The one area where I'm not completely sold is on the placement of the virtual navigation buttons. Those are buttons you frequently access while using a device -- and when holding a 10-in. tablet in landscape mode with two hands, their centered orientation makes them rather difficult to reach. I get why they're centered from a conceptual standpoint, but it'd sure be nice if there were a way for the user to reposition them to the left or right side of the screen for more ergonomic access.
Interface aside, Android 4.2 now supports multiple user accounts on tablets. Google says the feature will let each user maintain separate home screen setups and app collections as well as access to his own Google-related services like email and storage.
Multiuser support was not yet available on the prerelease software on my review device, so I wasn't able to test it. Google says it'll be added via an over-the-air update on the day the tablet launches; I'll revisit it in my blog once I've had the chance to check it out.
Android 4.2 introduces a slew of other new features, such as a redesigned Camera app, a new system keyboard with slide-to-type support and a powerful multilayered security system. There are also some improvements to the Gmail app and signs of subtle polish sprinkled throughout the UI.

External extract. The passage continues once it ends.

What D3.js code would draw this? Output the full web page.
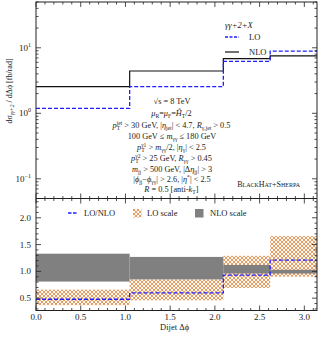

Google Nexus 10 review: Apps
Before I wrap up, there's one elephant in the room that needs to be addressed: the apps. Android is frequently criticized for the lack of apps that are optimized for the tablet form, particularly in comparison to Apple's iOS platform.

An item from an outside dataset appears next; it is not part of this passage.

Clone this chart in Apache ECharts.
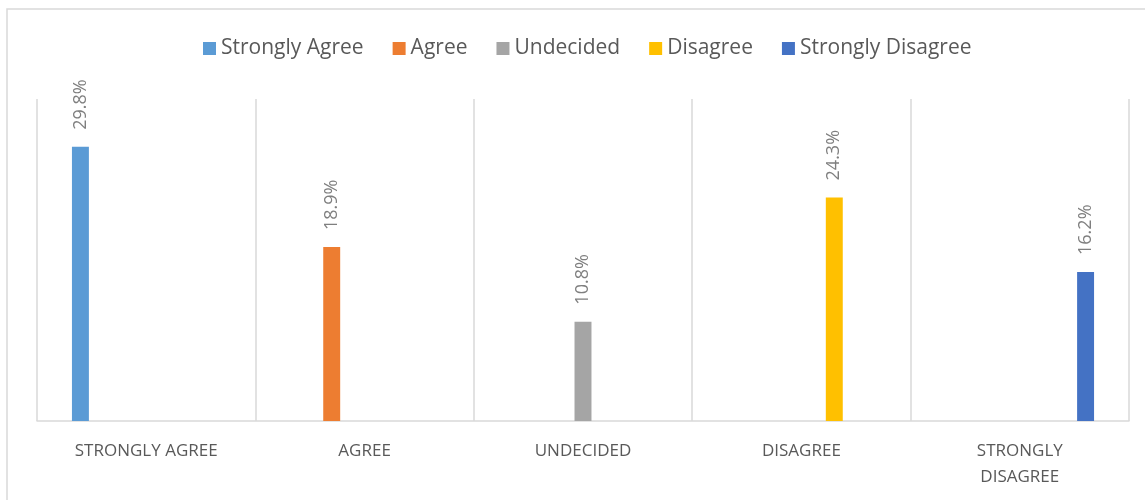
<!DOCTYPE html>
<html>
<head>
<meta charset="utf-8">
<script src="https://cdn.jsdelivr.net/npm/echarts@6/dist/echarts.min.js"></script>
<style>
  html, body { margin: 0; padding: 0; background: #fff; }
  #chart { width: 1145px; height: 500px; }
</style>
</head>
<body>
<div id="chart"></div>
<script>
// categories along the x axis
const categories = ['STRONGLY AGREE', 'AGREE', 'UNDECIDED', 'DISAGREE', 'STRONGLY DISAGREE']
// legend / series names
const seriesNames = ['Strongly Agree', 'Agree', 'Undecided', 'Disagree', 'Strongly Disagree']
// percentage per response (each series only has its own category)
const percentages = [29.8, 18.9, 10.8, 24.3, 16.2]
const colors = ['#5B9BD5', '#ED7D31', '#A5A5A5', '#FFC000', '#4472C4']

const chart = echarts.init(document.getElementById('chart'))

const font = '"Open Sans", "Noto Sans", sans-serif'

// one series per response, value only in the matching category
const series = seriesNames.map((name, i) => {
  const data = categories.map((c, j) => (j === i ? percentages[i] : null))
  return {
    name: name,
    type: 'bar',
    data: data,
    barGap: '94%',
    barCategoryGap: '32%',
    itemStyle: { color: colors[i] },
    label: {
      show: true,
      position: 'top',
      rotate: 90,
      align: 'left',
      verticalAlign: 'middle',
      distance: 17,
      color: '#7F7F7F',
      fontFamily: font,
      fontSize: 18,
      formatter: (p) => p.value.toFixed(1) + '%'
    }
  }
})

const option = {
  animation: false,
  backgroundColor: '#fff',
  color: colors,
  graphic: [
    {
      type: 'rect',
      shape: { x: 7, y: 9, width: 1160, height: 520 },
      style: { fill: 'none', stroke: '#D9D9D9', lineWidth: 1.5 },
      silent: true
    }
  ],
  legend: {
    left: 198,
    top: 33,
    itemWidth: 13,
    itemHeight: 13,
    itemGap: 29,
    icon: 'rect',
    textStyle: { color: '#595959', fontSize: 21, fontFamily: font }
  },
  grid: {
    left: 37,
    right: 16,
    top: 99,
    bottom: 79,
    containLabel: false
  },
  xAxis: {
    type: 'category',
    data: categories,
    axisLine: { show: true, lineStyle: { color: '#D9D9D9', width: 1.5 } },
    axisTick: { show: false },
    splitLine: { show: true, lineStyle: { color: '#D9D9D9', width: 1.5 } },
    axisLabel: {
      color: '#595959',
      fontSize: 17,
      fontFamily: font,
      margin: 17,
      lineHeight: 26,
      interval: 0,
      formatter: (v) => v.replace('STRONGLY DISAGREE', 'STRONGLY\nDISAGREE')
    }
  },
  yAxis: {
    type: 'value',
    min: 0,
    max: 35,
    axisLabel: { show: false },
    axisLine: { show: false },
    axisTick: { show: false },
    splitLine: { show: false }
  },
  series: series
}

chart.setOption(option)
</script>
</body>
</html>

So how real of a problem is it? Well, it's all relative. In terms of objective measurements, Google doesn't release numbers about the percentage of "tablet apps" vs. "phone apps" within its Play Store. Android apps aren't really classified separately like that in the first place; rather, apps that are properly coded to Android 4.x design standards can scale up from one form to another without issue. (Very few Android apps have separate phone and tablet editions.) If they're designed well, they'll also incorporate additional UI elements -- multiple on-screen columns, for example -- when a larger screen size is detected.

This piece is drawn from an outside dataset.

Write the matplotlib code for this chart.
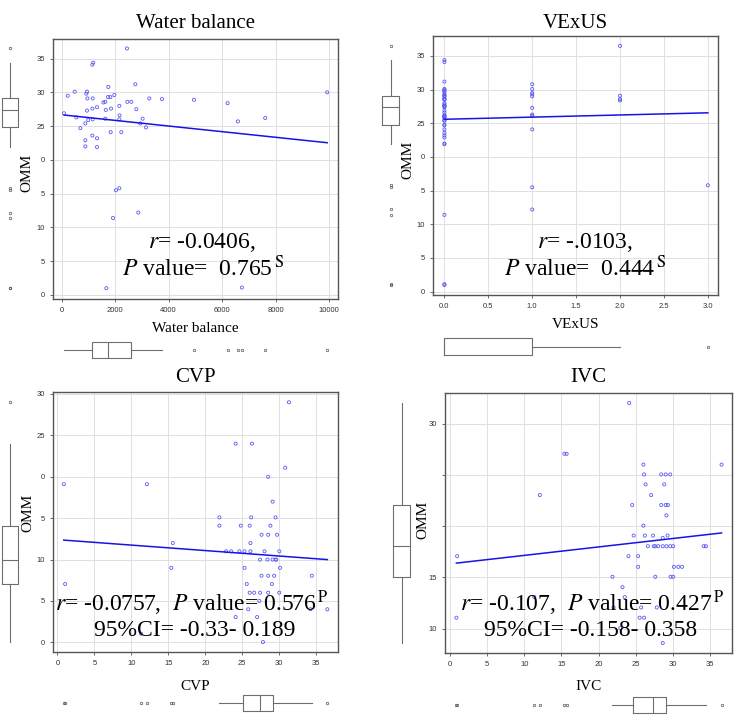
import matplotlib
matplotlib.use("Agg")
import matplotlib.pyplot as plt
import numpy as np

plt.rcParams["font.family"] = ["Liberation Serif", "DejaVu Serif"]
plt.rcParams["mathtext.fontset"] = "stix"

# ---- data ----
# Water balance vs OMM
wb_x = [87, 224, 486, 548, 697, 884, 884, 884, 921, 946, 946, 960, 990, 1146, 1180,
        1146, 1146, 1160, 1160, 1320, 1320, 1320, 1557, 1630, 1630, 1650, 1743, 1730,
        1820, 1843, 1830, 1968, 2154, 2165, 2154, 2229, 2030, 2154, 1918, 1669, 2441,
        2455, 2603, 2752, 2790, 2864, 2939, 3026, 3151, 3275, 3748, 4944, 6202, 6588,
        6737, 7609, 9925]
wb_omm = [26.9, 29.5, 30.1, 26.3, 24.7, 25.4, 22.9, 22.0, 29.8, 30.1, 27.3, 29.1, 25.9,
          34.1, 34.4, 27.6, 23.6, 29.1, 26.0, 27.8, 23.2, 21.9, 28.5, 28.6, 26.1, 27.4,
          30.8, 29.3, 29.3, 27.6, 24.1, 29.6, 28.0, 26.6, 26.0, 24.1, 15.5, 15.8, 11.4,
          1.0, 36.5, 28.6, 28.6, 31.2, 27.5, 12.2, 25.4, 26.1, 24.8, 29.1, 29.0, 28.9,
          28.4, 25.7, 1.1, 26.2, 30.0]
wb_fit = (26.68, -0.000417)

# VExUS vs OMM, OMM grouped by VExUS grade
vexus_levels = [0, 1, 2, 3]
omm_v0 = [1.0, 1.1, 11.4, 21.9, 22.0, 22.9, 23.2, 23.6, 24.1, 24.7, 24.8, 25.4, 25.4,
          25.7, 25.9, 26.0, 26.0, 26.1, 26.2, 26.6, 26.9, 27.4, 27.5, 27.6, 27.6, 27.8,
          28.0, 28.5, 28.6, 28.6, 28.9, 29.1, 29.1, 29.3, 29.6, 29.8, 30.0, 30.1, 31.2,
          34.1, 34.4]
omm_v1 = [30.8, 30.1, 29.5, 29.3, 29.0, 27.3, 26.3, 26.1, 24.1, 15.5, 12.2]
omm_v2 = [36.5, 29.1, 28.6, 28.4]
omm_v3 = [15.8]
vexus_fit = (25.6, 0.32)

# CVP panel
cvp_x = [0.86, 1.04, 12.1, 15.6, 15.4, 11.3, 21.9, 21.9, 22.8, 23.5, 24.1, 24.1, 24.8,
         24.6, 25.3, 25.3, 25.6, 25.8, 26.0, 26.1, 26.1, 26.2, 26.3, 26.0, 26.6, 27.0,
         27.4, 27.4, 27.3, 27.6, 27.6, 27.8, 28.0, 28.4, 28.5, 28.5, 28.5, 28.5, 28.8,
         29.0, 29.1, 29.1, 29.3, 29.5, 29.5, 29.6, 29.7, 30.0, 30.1, 30.0, 30.8, 31.3,
         34.4, 34.2, 36.5]
cvp_y = [19.1, 7.05, 19.1, 12.0, 9.0, 1.05, 15.1, 14.1, 11.0, 11.0, 24.0, 3.06, 14.1,
         11.0, 11.0, 9.0, 7.05, 4.0, 14.1, 12.0, 11.0, 15.1, 24.0, 6.0, 6.0, 3.06, 10.0,
         6.0, 5.0, 13.0, 8.05, 0.04, 11.0, 10.0, 20.0, 13.0, 8.05, 6.0, 14.1, 7.05, 17.0,
         10.0, 8.05, 10.0, 15.1, 10.0, 13.0, 11.0, 9.0, 6.0, 21.1, 29.0, 8.05, 4.0, 4.0]
cvp_fit = (12.41, -0.066)

# IVC panel
ivc_x = [24.1, 15.4, 15.7, 26.0, 36.5, 26.1, 28.4, 29.0, 29.6, 26.3, 28.8, 12.1, 27.05,
         24.5, 28.4, 29.0, 29.3, 29.1, 26.0, 24.7, 26.2, 27.3, 29.25, 28.6, 26.6, 27.4,
         27.6, 28.0, 28.6, 29.1, 29.6, 30.0, 34.1, 34.4, 1.0, 24.0, 25.3, 25.3, 30.1,
         30.7, 31.2, 21.85, 27.6, 29.65, 30.0, 23.2, 23.5, 22.0, 25.7, 27.8, 25.5, 26.1,
         0.9, 22.9, 28.6, 11.35]
ivc_y = [32.0, 27.05, 27.05, 26.0, 26.0, 25.04, 25.04, 25.04, 25.04, 24.07, 24.07, 23.03,
         23.03, 22.06, 22.06, 22.06, 22.06, 21.05, 20.05, 19.08, 19.08, 19.08, 19.08,
         18.85, 18.04, 18.04, 18.04, 18.04, 18.04, 18.04, 18.04, 18.04, 18.04, 18.04,
         17.07, 17.07, 17.07, 16.03, 16.03, 16.03, 16.03, 15.06, 15.06, 15.06, 15.06,
         14.05, 13.08, 12.07, 12.07, 12.07, 11.07, 11.07, 11.07, 10.06, 8.6, 13.1]
ivc_fit = (16.32, 0.0826)

W, H = 750, 715
BLUE = "#5a5af2"
GREY = "#6e6e6e"


def rect(l, t, r, b):
    return [l / W, 1 - b / H, (r - l) / W, (b - t) / H]


def ftext(x, y, s, **kw):
    fig.text(x / W, 1 - y / H, s, ha="center", va="center", **kw)


box_style = dict(
    showcaps=False,
    boxprops=dict(color=GREY, lw=0.8),
    whiskerprops=dict(color=GREY, lw=0.8),
    medianprops=dict(color=GREY, lw=0.8),
    flierprops=dict(marker="o", ms=1.8, mfc="none", mec="#555555", mew=0.5),
)

panels = [
    dict(x=np.array(wb_x), y=np.array(wb_omm), fit=wb_fit, title="Water balance",
         frame=(53, 39, 338, 299), xlim=(-325, 10330), ylim=(-0.6, 37.9),
         xticks=[0, 2000, 4000, 6000, 8000, 10000],
         yticks=[0, 5, 10, 15, 20, 25, 30, 35],
         ylabels=["0", "5", "10", "5", "0", "25", "30", "35"],
         title_y=24, xlab_y=328, omm_x=27, omm_y=173,
         vbox=(2, 18), hbox=(342, 358),
         txt=[(202, 243, r"$\mathit{r}$= -0.0406,"),
              (203, 268, r"$\mathit{P}$ value=  0.765$^{\,\mathrm{S}}$")]),
    dict(x=np.concatenate([np.full(len(g), lv) for lv, g in
                           zip(vexus_levels, [omm_v0, omm_v1, omm_v2, omm_v3])]),
         y=np.array(omm_v0 + omm_v1 + omm_v2 + omm_v3), fit=vexus_fit, title="VExUS",
         frame=(433, 36, 718, 295), xlim=(-0.13, 3.116), ylim=(-0.5, 37.97),
         xticks=[0.0, 0.5, 1.0, 1.5, 2.0, 2.5, 3.0],
         yticks=[0, 5, 10, 15, 20, 25, 30, 35],
         ylabels=["0", "5", "10", "5", "0", "25", "30", "35"],
         title_y=23, xlab_y=324, omm_x=408, omm_y=160,
         vbox=(382, 399), hbox=(338, 355),
         txt=[(585, 243, r"$\mathit{r}$= -.0103,"),
              (585, 268, r"$\mathit{P}$ value=  0.444$^{\,\mathrm{S}}$")]),
    dict(x=np.array(cvp_x), y=np.array(cvp_y), fit=cvp_fit, title="CVP",
         frame=(53, 392, 338, 652), xlim=(-0.6, 37.94), ylim=(-1.16, 30.24),
         xticks=[0, 5, 10, 15, 20, 25, 30, 35],
         yticks=[0, 5, 10, 15, 20, 25, 30],
         ylabels=["0", "5", "10", "5", "0", "25", "30"],
         title_y=378, xlab_y=686, omm_x=28, omm_y=513,
         vbox=(2, 18), hbox=(695, 711),
         txt=[(192, 603, r"$\mathit{r}$= -0.0757,  $\mathit{P}$ value= 0.576$^{\,\mathrm{P}}$"),
              (195, 631, "95%CI= -0.33- 0.189")]),
    dict(x=np.array(ivc_x), y=np.array(ivc_y), fit=ivc_fit, title="IVC",
         frame=(445, 393, 732, 653), xlim=(-0.63, 37.9), ylim=(7.63, 32.98),
         xticks=[0, 5, 10, 15, 20, 25, 30, 35],
         yticks=[10, 15, 20, 25, 30],
         ylabels=["10", "15", "", "", "30"],
         title_y=378, xlab_y=686, omm_x=423, omm_y=520,
         vbox=(393, 410), hbox=(697, 713),
         txt=[(592, 603, r"$\mathit{r}$= -0.107,  $\mathit{P}$ value= 0.427$^{\,\mathrm{P}}$"),
              (591, 631, "95%CI= -0.158- 0.358")]),
]

fig = plt.figure(figsize=(7.5, 7.15), dpi=100)

for p in panels:
    l, t, r, b = p["frame"]
    ax = fig.add_axes(rect(l, t, r, b))
    ax.scatter(p["x"], p["y"], s=5, facecolors="none", edgecolors=BLUE,
               linewidths=0.6, zorder=3)
    xs = np.array([p["x"].min(), p["x"].max()])
    ax.plot(xs, p["fit"][0] + p["fit"][1] * xs, color="#1414e6", lw=1.1, zorder=4)
    ax.set_xlim(*p["xlim"])
    ax.set_ylim(*p["ylim"])
    ax.set_xticks(p["xticks"])
    ax.set_yticks(p["yticks"])
    ax.set_yticklabels(p["ylabels"])
    for lab in ax.get_xticklabels() + ax.get_yticklabels():
        lab.set_fontfamily("Liberation Sans")
    ax.tick_params(labelsize=5.5, labelcolor="#333333", color="#555555",
                   length=2.5, width=0.6)
    ax.grid(True, color="#e0e0e0", lw=0.7)
    ax.set_axisbelow(True)
    for sp in ax.spines.values():
        sp.set_color("#555555")
        sp.set_linewidth(1.0)

    ftext((l + r) / 2, p["title_y"], p["title"], fontsize=15)
    ftext((l + r) / 2, p["xlab_y"], p["title"], fontsize=11)
    ftext(p["omm_x"], p["omm_y"], "OMM", fontsize=11, rotation=90)
    for tx, ty, s in p["txt"]:
        ftext(tx, ty, s, fontsize=17, zorder=5)

    # marginal box plot of OMM on the left
    v0, v1 = p["vbox"]
    axv = fig.add_axes(rect(v0 - 2, t, v1 + 2, b))
    axv.boxplot(p["y"], positions=[0], widths=(v1 - v0) / ((v1 - v0 + 4) / 2),
                **box_style)
    axv.set_xlim(-1, 1)
    axv.set_ylim(*p["ylim"])
    axv.axis("off")

    # marginal box plot of x below
    h0, h1 = p["hbox"]
    axh = fig.add_axes(rect(l, h0 - 2, r, h1 + 2))
    axh.boxplot(p["x"], positions=[0], vert=False,
                widths=(h1 - h0) / ((h1 - h0 + 4) / 2), **box_style)
    axh.set_ylim(-1, 1)
    axh.set_xlim(*p["xlim"])
    axh.axis("off")

fig.savefig("out.png", dpi=100)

Based on personal experience and anecdotal evidence, I'd say it's probably fair to conclude that iOS has more apps that are optimized for the tablet form at this point. It's also fair to say that Android's collection of tablet-optimized apps is rapidly expanding -- and there's no shortage of sharp-looking selections to be found.
Pretty much all of Google's applications - Gmail, Maps, Google Docs/Drive, YouTube, Google Calendar, Google+ and so forth - look fantastic on a 10-in. device, as you'd expect. Popular note-taking apps like Evernote and Springpad are fully optimized for the large-screen form, as are video-streaming apps like Netflix and Hulu Plus. You can find plenty of tablet-friendly office suites, communication tools, multimedia programs, reference utilities and news and weather applications, too, not to mention resizable, interactive widgets that live and function right on your tablet's home screen.